## EXERCISE DETAILS
Check each line below for the word "size", and copy those that have it.

__________________________________________________

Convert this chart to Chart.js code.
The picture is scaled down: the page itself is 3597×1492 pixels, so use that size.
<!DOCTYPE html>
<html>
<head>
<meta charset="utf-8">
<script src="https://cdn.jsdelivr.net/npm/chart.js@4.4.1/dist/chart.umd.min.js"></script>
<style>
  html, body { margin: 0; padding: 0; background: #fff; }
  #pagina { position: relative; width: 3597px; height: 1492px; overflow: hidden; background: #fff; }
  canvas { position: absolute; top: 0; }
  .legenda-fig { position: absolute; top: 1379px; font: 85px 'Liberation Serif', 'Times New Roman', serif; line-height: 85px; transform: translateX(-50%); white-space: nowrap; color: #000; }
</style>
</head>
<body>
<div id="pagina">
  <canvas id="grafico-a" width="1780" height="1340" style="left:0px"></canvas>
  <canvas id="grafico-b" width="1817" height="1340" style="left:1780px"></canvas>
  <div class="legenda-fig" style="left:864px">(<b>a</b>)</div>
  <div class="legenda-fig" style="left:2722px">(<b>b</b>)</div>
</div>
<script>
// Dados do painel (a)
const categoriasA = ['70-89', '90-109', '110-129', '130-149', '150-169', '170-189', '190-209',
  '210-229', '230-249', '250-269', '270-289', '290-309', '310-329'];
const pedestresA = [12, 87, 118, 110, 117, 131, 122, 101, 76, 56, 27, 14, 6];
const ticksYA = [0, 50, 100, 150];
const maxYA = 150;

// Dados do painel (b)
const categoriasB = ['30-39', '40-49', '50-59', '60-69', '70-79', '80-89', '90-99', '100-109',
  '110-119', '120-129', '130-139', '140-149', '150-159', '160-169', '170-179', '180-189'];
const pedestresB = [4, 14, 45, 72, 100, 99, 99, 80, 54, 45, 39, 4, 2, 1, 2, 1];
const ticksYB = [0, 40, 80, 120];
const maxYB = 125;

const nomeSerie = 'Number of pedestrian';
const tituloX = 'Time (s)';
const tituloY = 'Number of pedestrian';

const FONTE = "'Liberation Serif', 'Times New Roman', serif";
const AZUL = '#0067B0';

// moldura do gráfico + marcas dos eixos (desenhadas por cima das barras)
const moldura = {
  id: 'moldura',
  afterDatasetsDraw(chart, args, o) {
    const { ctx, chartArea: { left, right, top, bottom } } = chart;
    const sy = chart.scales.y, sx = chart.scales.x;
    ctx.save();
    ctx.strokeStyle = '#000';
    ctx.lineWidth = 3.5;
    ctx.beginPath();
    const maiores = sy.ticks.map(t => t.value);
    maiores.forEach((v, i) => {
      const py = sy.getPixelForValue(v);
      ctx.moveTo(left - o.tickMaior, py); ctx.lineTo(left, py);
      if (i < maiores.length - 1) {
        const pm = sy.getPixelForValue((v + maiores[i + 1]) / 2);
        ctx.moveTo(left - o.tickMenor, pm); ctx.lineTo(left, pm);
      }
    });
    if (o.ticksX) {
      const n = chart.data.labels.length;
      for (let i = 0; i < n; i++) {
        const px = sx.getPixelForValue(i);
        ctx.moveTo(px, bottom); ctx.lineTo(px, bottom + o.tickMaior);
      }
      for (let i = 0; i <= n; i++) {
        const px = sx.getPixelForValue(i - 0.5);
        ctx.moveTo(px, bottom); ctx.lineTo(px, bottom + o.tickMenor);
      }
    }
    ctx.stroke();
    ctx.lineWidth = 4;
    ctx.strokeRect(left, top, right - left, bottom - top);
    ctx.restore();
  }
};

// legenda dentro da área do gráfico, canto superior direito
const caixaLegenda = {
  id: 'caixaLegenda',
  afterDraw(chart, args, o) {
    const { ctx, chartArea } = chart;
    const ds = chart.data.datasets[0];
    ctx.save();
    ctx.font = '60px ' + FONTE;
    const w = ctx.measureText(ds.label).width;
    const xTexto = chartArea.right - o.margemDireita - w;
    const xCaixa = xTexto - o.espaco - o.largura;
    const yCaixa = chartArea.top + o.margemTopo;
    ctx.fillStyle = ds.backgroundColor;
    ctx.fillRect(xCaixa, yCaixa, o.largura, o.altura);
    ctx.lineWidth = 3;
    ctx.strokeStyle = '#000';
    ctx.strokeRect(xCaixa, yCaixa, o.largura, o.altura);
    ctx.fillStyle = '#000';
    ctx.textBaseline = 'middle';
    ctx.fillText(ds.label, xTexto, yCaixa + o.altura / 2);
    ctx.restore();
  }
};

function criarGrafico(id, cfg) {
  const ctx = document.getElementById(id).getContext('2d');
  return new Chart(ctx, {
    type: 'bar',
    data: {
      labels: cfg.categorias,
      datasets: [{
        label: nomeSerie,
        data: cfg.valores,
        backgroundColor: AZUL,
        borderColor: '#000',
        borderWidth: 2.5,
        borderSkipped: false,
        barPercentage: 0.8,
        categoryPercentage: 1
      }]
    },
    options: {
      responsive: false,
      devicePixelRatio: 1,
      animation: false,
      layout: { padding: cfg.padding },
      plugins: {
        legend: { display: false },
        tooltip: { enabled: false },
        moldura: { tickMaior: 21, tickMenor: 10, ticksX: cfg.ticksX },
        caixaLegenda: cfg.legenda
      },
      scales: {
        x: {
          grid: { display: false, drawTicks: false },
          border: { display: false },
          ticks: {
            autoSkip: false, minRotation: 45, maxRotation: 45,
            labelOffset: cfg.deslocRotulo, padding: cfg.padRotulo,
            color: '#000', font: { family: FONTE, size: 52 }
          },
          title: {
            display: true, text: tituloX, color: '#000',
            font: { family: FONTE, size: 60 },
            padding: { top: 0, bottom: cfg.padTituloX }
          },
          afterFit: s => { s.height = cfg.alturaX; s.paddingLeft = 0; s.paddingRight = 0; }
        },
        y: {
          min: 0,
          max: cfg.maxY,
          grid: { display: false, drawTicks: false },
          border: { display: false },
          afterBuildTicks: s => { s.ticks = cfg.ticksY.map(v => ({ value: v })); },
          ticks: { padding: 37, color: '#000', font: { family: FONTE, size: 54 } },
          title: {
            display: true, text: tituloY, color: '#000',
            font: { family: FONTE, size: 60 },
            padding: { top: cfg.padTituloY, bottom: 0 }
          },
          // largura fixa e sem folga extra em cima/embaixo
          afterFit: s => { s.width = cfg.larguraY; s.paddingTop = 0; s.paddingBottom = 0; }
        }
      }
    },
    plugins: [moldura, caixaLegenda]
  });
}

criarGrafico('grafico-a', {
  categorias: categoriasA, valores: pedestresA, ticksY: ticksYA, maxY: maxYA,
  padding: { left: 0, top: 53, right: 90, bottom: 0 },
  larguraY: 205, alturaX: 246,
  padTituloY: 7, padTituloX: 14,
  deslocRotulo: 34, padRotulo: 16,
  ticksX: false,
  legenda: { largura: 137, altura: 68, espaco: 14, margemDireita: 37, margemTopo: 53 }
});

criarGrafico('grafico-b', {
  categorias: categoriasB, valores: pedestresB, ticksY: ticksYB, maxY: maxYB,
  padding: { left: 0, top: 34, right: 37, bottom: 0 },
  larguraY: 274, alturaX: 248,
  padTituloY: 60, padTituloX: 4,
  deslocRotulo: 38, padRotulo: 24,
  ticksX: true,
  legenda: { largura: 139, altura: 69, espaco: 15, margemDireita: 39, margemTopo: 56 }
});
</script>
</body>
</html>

__________________________________________________

## FULL ANSWER
The picture is scaled down: the page itself is 3597×1492 pixels, so use that size.
            color: '#000', font: { family: FONTE, size: 52 }
            font: { family: FONTE, size: 60 },
          ticks: { padding: 37, color: '#000', font: { family: FONTE, size: 54 } },
            font: { family: FONTE, size: 60 },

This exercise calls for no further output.